I am making a wireless doorbell that uses ESP8266 microcontrollers. To save power, I am considering two possible approaches:
Use normal wifi, but put the modules in modem-sleep, where the processor continues to run but the radio goes into a low-power state. Every 200ms or so (depending on router settings), the router will send a DTIM beacon which wakes the ESP8266 radio up. The ESP8266 will then receive any packets the router sends it, before switching its radio off again. (Admittedly I'm a little unclear on how exactly the ESP8266 can receive a DTIM beacon when its radio is switched off. That would seem to be a catch-22. If someone can explain this, please do.)
Use ESP-NOW, which is a point-to-point wifi protocol that doesn't involve any routers or IP addresses. However there are also no DTIM beacons, and so the ESP8266s will need to avoid any form of sleep, lest they miss messages.

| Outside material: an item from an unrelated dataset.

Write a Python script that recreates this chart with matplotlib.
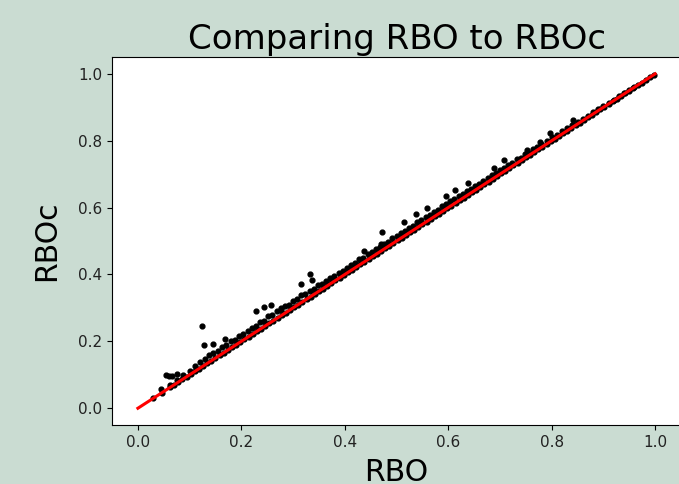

I get the general impression that ESP-NOW may be less power-hungry than full TCP/IP wifi though.
So basically my questions are:
Which method consumes less overall power, given that option 1 can use modem-sleep and option 2 cannot (at least, the receivers can't)?
Are there other reasons to choose one solution over the other?
Does ESP-NOW really consume less power than standard TCP/IP wifi (assuming sleep is not used in either case)? How much less? And why?
If the sending ESP8266 were to use modem-sleep or light-sleep, how quickly could it wake up from either of these states and transmit an ESP-NOW packet when the bell is pressed?